Upaya pemerintah untuk meningkatkan harga karet yang sempat jatuh terus dilakukan. Salah satunya dengan mengatur ekspor karet, sehingga stok karet di pasar internasional dapat dikendalikan. Pengendalian, termasuk pengurangan pasokan ini akan mengerek harga karet di pasaran dunia, yang berimbas pada harga di dalam negeri.
Hal ini diungkapkan Direktur Jenderal Perkebunan, Kasdi Subagyono, saat menyerahkan bantuan pertanian kepada petani di Kabupaten Sarolangun, Jambi, Senin (25/3/2019).
Menurut Kasdi, Indonesia merupakan produsen karet nomor dua di dunia, namun tidak bisa menentukan harga. Oleh karenanya, Pemerintah Indonesia menginisiasi kesepakatan dengan Thailand dan Malaysia untuk meningkatkan harga karet di pasaran dunia.
“Produksi tiga negara ini sama dengan produksi 70% karet dunia. Jadi kita membuat kesepakatan untuk membatasi ekspor agar karet dunia berkurang. Jika barang di pasar langka, maka harga akan meningkat,” paparnya.
Dalam pertemuan itu disepakati untuk mengurangi ekspor sebesar 240 ribu ton tahun. Hal tersebut, menurut Kasdi, cukup efektif menaikkan harga.
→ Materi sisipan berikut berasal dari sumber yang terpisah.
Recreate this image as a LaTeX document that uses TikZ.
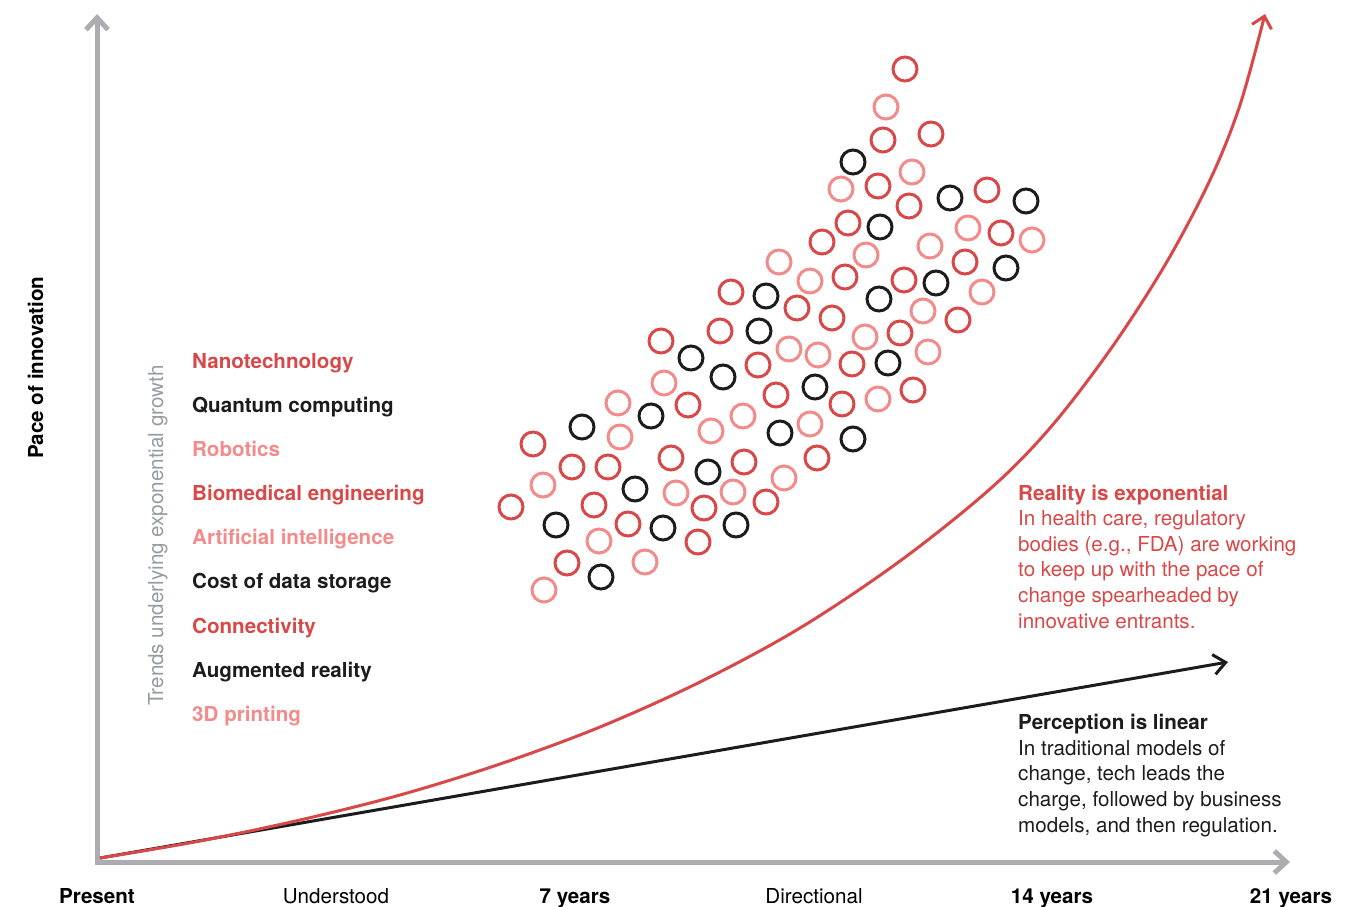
\documentclass[tikz,border=0pt]{standalone}
\usepackage{fontspec}
\setmainfont{TeX Gyre Heros}
\usetikzlibrary{arrows.meta}

\definecolor{hotred}{RGB}{217,72,72}
\definecolor{softred}{RGB}{243,139,139}
\definecolor{inkblack}{RGB}{28,28,28}
\definecolor{axisgray}{RGB}{172,172,177}
\definecolor{labelgray}{RGB}{150,155,162}

\begin{document}
\begin{tikzpicture}[x=1pt,y=-1pt,
  every node/.style={inner sep=0pt,font=\fontsize{20.6}{25.6}\selectfont},
  ring/.style={line width=3pt},
  trend/.style={anchor=base west,font=\fontsize{20.6}{24}\selectfont\bfseries},
  yearlabel/.style={anchor=base,font=\fontsize{20.6}{24}\selectfont},
  note/.style={anchor=base west,align=left}]
  \useasboundingbox (0,0) rectangle (1352,907);

  % axes
  \draw[axisgray,line width=5pt,line join=miter,
    {Straight Barb[length=12pt,width=22pt]}-{Straight Barb[length=12pt,width=22pt]}]
    (97,14) |- (1290,862);
  \node[rotate=90,anchor=base west,font=\fontsize{20.6}{24}\selectfont\bfseries] (pace) at (43,459) {Pace of innovation};

  % perception vs reality
  \coordinate (origin) at (100,858);
  \coordinate (lintip) at (1228,662);
  \draw[inkblack,line width=3pt,-{Straight Barb[length=12pt,width=20pt]}] (origin) -- (lintip);
  \draw[hotred,line width=3pt,-{Straight Barb[length=11pt,width=20pt]}]
    plot[smooth,tension=0.55] coordinates {(100,858) (200,841) (300,820) (400,795) (500,764)
      (600,727) (700,682) (800,628) (900,561) (990,489) (1050,428) (1110,350) (1165,265)
      (1210,180) (1240,105) (1265,14)};

  % trend rings
  \foreach \x/\y in {905/69,883/140,931/134,878/186,909/206,987/190,848/223,822/242,
      1001/233,965/262,845/277,904/280,731/292,797/308,958/320,832/318,720/331,900/333,
      661/341,758/365,852/364,776/395,913/390,688/405,842/404,533/444,671/458,572/467,
      608/467,744/462,817/458,511/507,594/505,704/508,766/502,628/524,698/542,567/563}
    \draw[ring,hotred] (\x,\y) circle[radius=12pt];
  \foreach \x/\y in {886/107,912/172,841/189,968/228,1032/240,930/246,866/255,779/262,
      810/281,982/292,923/311,865/337,789/349,818/355,928/352,664/383,618/403,743/416,
      878/399,620/437,711/431,810/424,543/485,676/493,733/492,784/478,599/541,645/562,544/590}
    \draw[ring,softred] (\x,\y) circle[radius=12pt];
  \foreach \x/\y in {853/162,950/198,1026/201,880/227,1006/268,936/283,766/296,879/299,
      759/331,691/358,888/363,723/377,815/387,651/416,582/427,780/433,853/439,708/472,
      635/489,556/525,663/528,736/525,601/577}
    \draw[ring,inkblack] (\x,\y) circle[radius=12pt];

  % trend list
  \node[rotate=90,anchor=base west,text=labelgray] (trends) at (163,706) {Trends underlying exponential growth};
  \node[trend,text=hotred] (nano) at (192,368) {Nanotechnology};
  \node[trend,text=inkblack] (quantum) at (192,412) {Quantum computing};
  \node[trend,text=softred] (robot) at (192,456) {Robotics};
  \node[trend,text=hotred] (biomed) at (192,500) {Biomedical engineering};
  \node[trend,text=softred] (ai) at (192,544) {Artificial intelligence};
  \node[trend,text=inkblack] (storage) at (192,588) {Cost of data storage};
  \node[trend,text=hotred] (connect) at (192,633) {Connectivity};
  \node[trend,text=inkblack] (ar) at (192,677) {Augmented reality};
  \node[trend,text=softred] (print) at (192,721) {3D printing};

  % notes (base is the last line)
  \node[note,text=hotred] (reality) at (1018,628)
    {\textbf{Reality is exponential}\\In health care, regulatory\\bodies (e.g., FDA) are working\\
     to keep up with the pace of\\change spearheaded by\\innovative entrants.};
  \node[note,text=inkblack] (perception) at (1018,832)
    {\textbf{Perception is linear}\\In traditional models of\\change, tech leads the\\
     charge, followed by business\\models, and then regulation.};

  % time scale
  \node[yearlabel,font=\fontsize{20.6}{24}\selectfont\bfseries] (present) at (97,903) {Present};
  \node[yearlabel] (understood) at (336,903) {Understood};
  \node[yearlabel,font=\fontsize{20.6}{24}\selectfont\bfseries] (seven) at (575,903) {7 years};
  \node[yearlabel] (directional) at (814,903) {Directional};
  \node[yearlabel,font=\fontsize{20.6}{24}\selectfont\bfseries] (fourteen) at (1052,903) {14 years};
  \node[yearlabel,font=\fontsize{20.6}{24}\selectfont\bfseries] (twentyone) at (1291,903) {21 years};
\end{tikzpicture}
\end{document}
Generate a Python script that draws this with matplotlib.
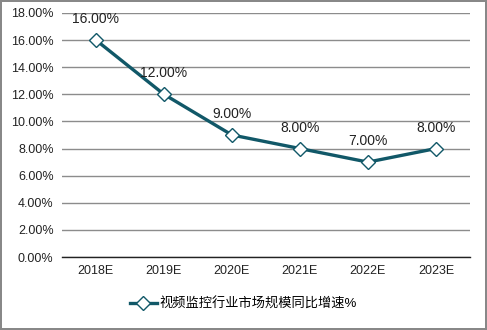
import matplotlib
matplotlib.use('Agg')
import matplotlib.pyplot as plt
from matplotlib.ticker import FuncFormatter

plt.rcParams['font.family'] = ['Liberation Sans', 'Noto Sans CJK SC', 'DejaVu Sans']

years = ['2018E', '2019E', '2020E', '2021E', '2022E', '2023E']
growth = [16.00, 12.00, 9.00, 8.00, 7.00, 8.00]
series_name = '视频监控行业市场规模同比增速%'

line_color = '#115868'

fig = plt.figure(figsize=(4.87, 3.3), dpi=100)
fig.patch.set_edgecolor('#888888')
fig.patch.set_linewidth(1.5)
ax = fig.add_axes([0.127, 0.221, 0.838, 0.740])

x = list(range(len(years)))
ax.plot(x, growth, color=line_color, linewidth=2.4, marker='D', markersize=7,
        markerfacecolor='white', markeredgecolor=line_color, markeredgewidth=1,
        label=series_name, zorder=3)

for xi, v in zip(x, growth):
    ax.annotate('%.2f%%' % v, (xi, v), xytext=(0, 10), textcoords='offset points',
                ha='center', va='bottom', fontsize=10, color='#222222')

ax.set_xlim(-0.5, len(years) - 0.5)
ax.set_ylim(0, 18)
ax.set_yticks(range(0, 19, 2))
ax.yaxis.set_major_formatter(FuncFormatter(lambda v, p: '%.2f%%' % v))
ax.set_xticks(x)
ax.set_xticklabels(years)
ax.tick_params(axis='both', length=0, labelsize=9, colors='#222222', pad=6)
ax.grid(axis='y', color='#8c8c8c', linewidth=1)
ax.set_axisbelow(True)
for s in ['top', 'right', 'left']:
    ax.spines[s].set_visible(False)
ax.spines['bottom'].set_color('#222222')
ax.spines['bottom'].set_linewidth(1)

fig.legend(loc='center', bbox_to_anchor=(0.5, 0.078), frameon=False,
           fontsize=9.5, handlelength=2.0, handletextpad=0.2)

fig.savefig('out.png', dpi=100, edgecolor=fig.get_edgecolor())
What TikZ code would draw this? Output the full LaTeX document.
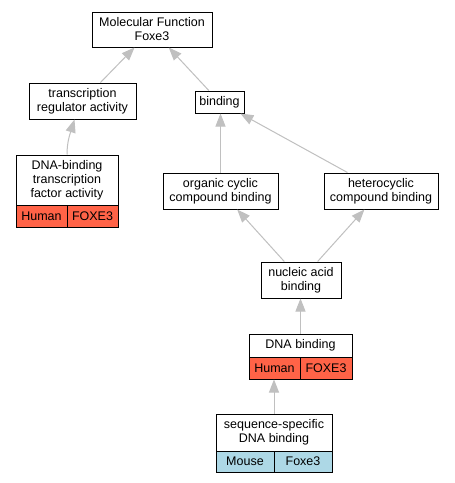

“Baru mau berangkat ke Bangkok saja harganya sudah naik, apalagi jika beritanya di-release. Sebelum berangkat harganya hanya 1,2 US dolar per kg, sekarang harganya sudah 1,46 US dolar per kg,” jelas Kasdi.
Dalam pertemuan tersebut disepakati Indonesia akan mengurangi 98 ribu ton ekspor karet ke pasar dunia. Sementara Thailand akan mengurangi 130 ribu ton dan Malaysia sebanyak 12 ribu ton.
“Pengurangan ekspor itu merupakan program jangka pendek, untuk jangka menengahnya ada program peningkatan serapan karet dalam negeri. Sedangkan jangka panjangnya adalah meningkatkan produktivitas dengan melakukan peremajaan atau replanting,” papar Kasdi.
Untuk peningkatan serapan karet dalam negeri, lanjut Kasdi, Presiden Jokowi telah memerintahkan Kementerian Pekerjaan Umum dan Perumahan Rakyat (PUPR) menggunakan karet sebagai tambahan aspal untuk membangun jalan.
“Kami sudah berkoordinasi dengan Kementerian Dalam Negeri agar jalan provinsi dan kabupaten juga menggunakan karet sebagai campuran aspal. Kalau jalan nasional kan hanya 47 ribu km, tapi kalau semua jalan, termasuk jalan provinsi dan kabupaten panjangnya mencapai 540 ribu km, tentu serapan karet masyarakat lebih tinggi lagi,” ucapnya.
Melalui program ini, Kementerian PUPR dan PTPN membeli karet dari petani melalui Unit Pengolahan dan Pemasaran Bokar (Bahan Olahan Karet) atau UPPB dengan harga di atas Rp 9 ribu per kg.
“Harganya berpotensi meningkat lagi seiring peningkatan kualitas karet yang dihasilkan,” ucap Kasdi.
Selain itu, pemerintah juga terus mendorong peningkatan serapan karet oleh dunia Industri. Data dari Gabungan Perusahaan Karet Indonesia (Gapkindo) menyebutkan baru 60% dari kapasitas produksi crump rubber yang dimanfaatkan.
“Jadi ada 40% kapasitas produksi yang iddle, jika bisa dimaksimalkan tentu serapan karet dalam negeri akan leboh banyak lagi,” tambah Kasdi.